How about 900 toilets? The 747 made possible Japan’s just-in-time parts delivery that made parts warehouses obsolete. The plane helped create new economies such as the worldwide same-day delivery of Dutch tulips or Valentine roses from Chile. The concept of same-day delivery gave birth to FedEx and turned UPS from a ground carrier to a multimodal delivery service.

Things don’t fear flying, but people sometimes do. Boeing said the 747 could carry as many as 600 passengers in a single class, but no one tried that configuration, likely for fear of an accident too dreadful to contemplate or impossible conditions at the baggage carousel. The Japanese briefly flew 400-seat 747s on commuter runs in Japan, but these  proved uneconomical for a plane designed for long distance flight. Typically 747s are configured for around 350 passengers in two cabin classes. 

Safety through redundancy is another hallmark of the 747. Every flight system has a backup; some have triple backups. Of the 1,500-plus 747s produced since the mid 1960s 430 are still flying with an accumulation of 35,000 years of flight. Airplanes make money when flying, and they cost money on the ground, so passenger and freight carriers typically try to keep their planes flying 24/7, which explains the many flight years of the 55-year-old 747.

Recently fear of flying that had been of little concern (commercial aviation remains statistically the safest form of transport). But that fear struck Boeing’s 737 MAX following two fatal crashes in 2019. But once the modified MAX was cleared for flying, people quickly returned to flying – despite complaints about airport security, the lack of on-board food, and crowded cabins. Moreover, passengers who have long since accepted the overall safety of flying and lost interest in the make and model of airplanes that were all-too-much alike. Surveys show fewer than 10 percent of passengers have any idea of the type of plane they are in.
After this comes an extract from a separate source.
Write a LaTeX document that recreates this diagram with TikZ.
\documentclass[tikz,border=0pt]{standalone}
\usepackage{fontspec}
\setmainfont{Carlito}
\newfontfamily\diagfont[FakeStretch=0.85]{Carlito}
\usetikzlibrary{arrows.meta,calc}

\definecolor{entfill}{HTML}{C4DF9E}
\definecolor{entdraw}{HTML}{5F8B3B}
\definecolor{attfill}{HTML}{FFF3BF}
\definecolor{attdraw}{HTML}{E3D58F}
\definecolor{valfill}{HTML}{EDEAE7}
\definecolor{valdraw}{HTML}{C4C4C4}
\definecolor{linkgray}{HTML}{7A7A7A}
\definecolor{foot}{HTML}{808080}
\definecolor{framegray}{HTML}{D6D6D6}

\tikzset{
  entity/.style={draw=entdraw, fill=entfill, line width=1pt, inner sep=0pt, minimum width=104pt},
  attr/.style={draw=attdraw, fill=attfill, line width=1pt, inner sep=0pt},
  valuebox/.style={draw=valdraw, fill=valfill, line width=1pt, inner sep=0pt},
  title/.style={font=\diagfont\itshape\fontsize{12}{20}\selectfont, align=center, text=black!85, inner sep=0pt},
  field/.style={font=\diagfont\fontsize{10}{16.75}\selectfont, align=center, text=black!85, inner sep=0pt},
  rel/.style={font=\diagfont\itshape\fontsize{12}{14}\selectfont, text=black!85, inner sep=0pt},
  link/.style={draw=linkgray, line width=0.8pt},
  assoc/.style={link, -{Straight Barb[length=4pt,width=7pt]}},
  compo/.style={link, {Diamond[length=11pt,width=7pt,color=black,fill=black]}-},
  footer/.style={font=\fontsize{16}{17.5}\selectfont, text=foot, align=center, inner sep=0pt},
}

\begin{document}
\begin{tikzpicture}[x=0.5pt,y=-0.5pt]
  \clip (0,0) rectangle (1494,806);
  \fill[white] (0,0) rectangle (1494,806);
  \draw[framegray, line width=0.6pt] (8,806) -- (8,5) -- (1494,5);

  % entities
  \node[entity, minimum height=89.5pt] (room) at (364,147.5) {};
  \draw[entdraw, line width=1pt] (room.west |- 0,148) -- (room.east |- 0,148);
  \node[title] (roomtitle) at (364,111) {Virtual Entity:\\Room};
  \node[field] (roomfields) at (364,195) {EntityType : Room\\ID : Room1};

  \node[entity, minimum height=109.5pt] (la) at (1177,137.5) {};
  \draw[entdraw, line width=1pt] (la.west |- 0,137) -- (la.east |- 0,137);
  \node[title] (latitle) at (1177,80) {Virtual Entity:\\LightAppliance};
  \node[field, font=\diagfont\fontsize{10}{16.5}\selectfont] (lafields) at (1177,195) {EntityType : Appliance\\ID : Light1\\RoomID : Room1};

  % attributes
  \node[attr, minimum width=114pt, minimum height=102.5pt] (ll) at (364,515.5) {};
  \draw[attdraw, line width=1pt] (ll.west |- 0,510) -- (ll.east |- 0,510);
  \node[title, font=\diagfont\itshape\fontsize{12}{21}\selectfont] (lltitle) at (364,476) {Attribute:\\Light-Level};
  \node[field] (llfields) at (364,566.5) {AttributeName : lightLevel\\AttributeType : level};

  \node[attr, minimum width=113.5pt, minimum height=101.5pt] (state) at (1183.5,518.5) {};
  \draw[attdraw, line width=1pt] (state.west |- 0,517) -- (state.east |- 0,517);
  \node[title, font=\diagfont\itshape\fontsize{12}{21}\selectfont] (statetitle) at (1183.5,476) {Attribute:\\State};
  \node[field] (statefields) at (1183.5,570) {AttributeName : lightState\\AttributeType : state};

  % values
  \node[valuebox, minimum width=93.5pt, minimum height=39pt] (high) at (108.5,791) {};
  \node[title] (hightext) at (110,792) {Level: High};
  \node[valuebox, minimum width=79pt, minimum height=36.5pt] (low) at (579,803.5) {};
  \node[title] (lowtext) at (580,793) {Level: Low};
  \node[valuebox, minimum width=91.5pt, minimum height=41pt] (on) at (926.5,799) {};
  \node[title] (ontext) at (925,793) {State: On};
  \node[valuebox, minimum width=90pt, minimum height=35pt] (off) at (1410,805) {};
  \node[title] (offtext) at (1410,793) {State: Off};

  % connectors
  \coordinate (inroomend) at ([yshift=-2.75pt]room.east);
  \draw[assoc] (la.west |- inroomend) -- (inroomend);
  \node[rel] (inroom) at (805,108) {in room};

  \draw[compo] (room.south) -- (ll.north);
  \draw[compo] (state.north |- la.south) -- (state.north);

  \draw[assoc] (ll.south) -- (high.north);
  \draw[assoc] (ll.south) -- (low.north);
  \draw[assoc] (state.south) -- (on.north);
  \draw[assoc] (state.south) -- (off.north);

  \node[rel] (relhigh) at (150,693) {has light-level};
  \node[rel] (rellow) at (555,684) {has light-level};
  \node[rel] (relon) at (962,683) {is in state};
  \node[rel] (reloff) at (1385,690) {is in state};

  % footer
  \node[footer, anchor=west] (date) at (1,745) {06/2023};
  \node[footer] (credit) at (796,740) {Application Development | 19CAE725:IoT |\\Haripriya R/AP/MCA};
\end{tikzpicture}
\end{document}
And was it fun flying a 747? One aviation writer remembers flying a delivery flight of a freighter version of the 747 to Asia with a bunch of his British colleagues. There was a small seating area at the front of the aircraft, and empty space behind for freight. Lots of empty space.  Being proper British lads, they scraped up a cricket bat and a few balls and played cricket on the highest pitch nearly 40,000 feet above the Pacific. Another colleague remembers a flight when she and her aviation-writer colleagues returned from Tokyo to the UK on an inaugural 747 run for British Air. One of their number had found a new Japanese form of entertainment: Karaoke and bought a portable Karaoke player. That bunch sang their way across the pole all the way home.
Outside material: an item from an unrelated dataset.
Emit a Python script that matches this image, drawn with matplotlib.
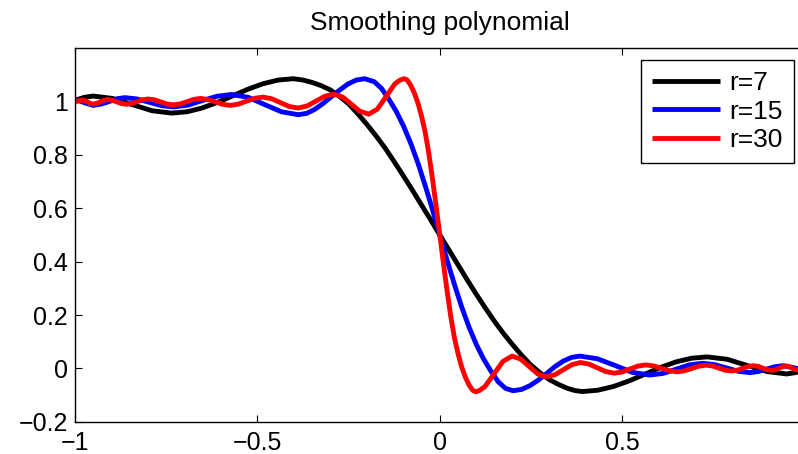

Apropos, because of the 747’s range of 8,000-plus miles, when the passenger versions were being developed Boeing also pioneered purpose-built entertainment systems to while away the capability of 12-hour nonstop flights. In the early days that meant large projection screens and no-choice films. Technological progress led to today’s flying entertainment that qualifies often as 500 choices and nothing to watch.
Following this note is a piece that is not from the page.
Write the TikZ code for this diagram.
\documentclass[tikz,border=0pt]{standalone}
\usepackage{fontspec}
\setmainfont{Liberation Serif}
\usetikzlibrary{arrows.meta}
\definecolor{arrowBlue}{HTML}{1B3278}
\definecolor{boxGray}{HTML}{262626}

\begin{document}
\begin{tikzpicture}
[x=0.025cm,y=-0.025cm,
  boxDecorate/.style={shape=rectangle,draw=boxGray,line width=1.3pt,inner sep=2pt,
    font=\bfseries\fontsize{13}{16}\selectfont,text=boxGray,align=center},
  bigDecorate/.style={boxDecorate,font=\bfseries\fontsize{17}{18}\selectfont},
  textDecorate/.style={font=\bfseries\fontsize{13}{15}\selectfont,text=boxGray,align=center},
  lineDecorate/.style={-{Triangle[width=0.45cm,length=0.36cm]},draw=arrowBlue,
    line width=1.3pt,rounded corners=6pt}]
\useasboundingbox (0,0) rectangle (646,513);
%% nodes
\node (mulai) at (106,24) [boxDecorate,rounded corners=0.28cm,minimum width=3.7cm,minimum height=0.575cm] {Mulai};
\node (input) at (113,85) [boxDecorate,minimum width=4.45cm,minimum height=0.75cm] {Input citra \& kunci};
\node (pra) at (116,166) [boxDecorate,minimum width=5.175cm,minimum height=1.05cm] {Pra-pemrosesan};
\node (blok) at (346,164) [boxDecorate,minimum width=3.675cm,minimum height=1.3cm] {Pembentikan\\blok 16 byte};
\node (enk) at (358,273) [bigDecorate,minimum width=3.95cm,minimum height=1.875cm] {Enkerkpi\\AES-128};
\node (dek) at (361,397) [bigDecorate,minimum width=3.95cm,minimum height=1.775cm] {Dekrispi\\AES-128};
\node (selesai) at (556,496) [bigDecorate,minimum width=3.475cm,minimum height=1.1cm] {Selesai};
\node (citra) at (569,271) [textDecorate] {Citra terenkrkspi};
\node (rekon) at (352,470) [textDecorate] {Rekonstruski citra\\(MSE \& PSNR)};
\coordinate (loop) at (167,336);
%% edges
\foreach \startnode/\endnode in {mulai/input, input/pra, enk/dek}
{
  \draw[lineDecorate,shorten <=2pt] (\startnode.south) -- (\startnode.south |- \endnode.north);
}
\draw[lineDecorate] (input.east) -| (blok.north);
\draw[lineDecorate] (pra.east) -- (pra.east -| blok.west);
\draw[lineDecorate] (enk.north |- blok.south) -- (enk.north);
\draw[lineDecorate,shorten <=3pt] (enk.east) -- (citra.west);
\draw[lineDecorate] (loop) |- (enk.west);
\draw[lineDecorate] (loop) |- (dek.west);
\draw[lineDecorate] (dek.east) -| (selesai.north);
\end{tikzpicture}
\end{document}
The ceremony that marked the last delivery was a personal event to most who sat in the vast Everett hangar because they had built the plane. But it was not really a farewell. The latest version 747-8 had a champion in Carsten Spohr, CEO of Lufthansa, who spoke eloquently of his first experience as a child passenger. He didn’t realize that he was then on board an odd-looking squat hybrid passenger-and-freight version of the 747 designed for the Australian and Johannesburg markets – one that required longer flights and more fuel.  It converted a young German destined to head Lufthansa and into a fan who ordered Boeing planes by the dozens.

The latest version with the longest range and highest payload of any of the 747s never sold well, but Spohr still has a few in service. Spohr pointed out, as did others, that no one predicts when the last 747 will stop flying. The best guesses were that the world’s largest freighter may be around in 2050 for a different kind of ceremony.

Peter Herford
Peter Herford
The Seattle-based author has many years of experience in national broadcast news, including years teaching journalism in mainland China.

3 COMMENTS

  1. I remember well when in 1967, as a not yet dry-behind-the-ears junior auditor, I proofread the “red herring” prospectus for a bond issue to finance the completion of the exotic 747. Its list of financial risk factors was long and imaginative.
    And I remember my flights in 1970 -71 between Brussels and JFK on board Sabena’s first 747. With few passengers it felt almost like having a private aircraft for my use. Thinking, this plane will never become a financial success. And yet …
    Successful capitalism at work.

  2. Thank you so much for this! I fondly remember my first flight aboard a 747 Pan Am from Seattle to London in 1979. It was my first flight, ever…. People still dressed up to fly and I felt glam with my matching vinyl luggage from Sears. I wasn’t old enough to drink, but the obliging flight attendant happily poured a glass of free cheap wine. The plane was packed, but the courtesy of the passengers, the roomier seats, the free wine, even the cigarette smoke, all made it such an unforgettable experience. I know there is no going back to those glory days, but remembering them is such fun.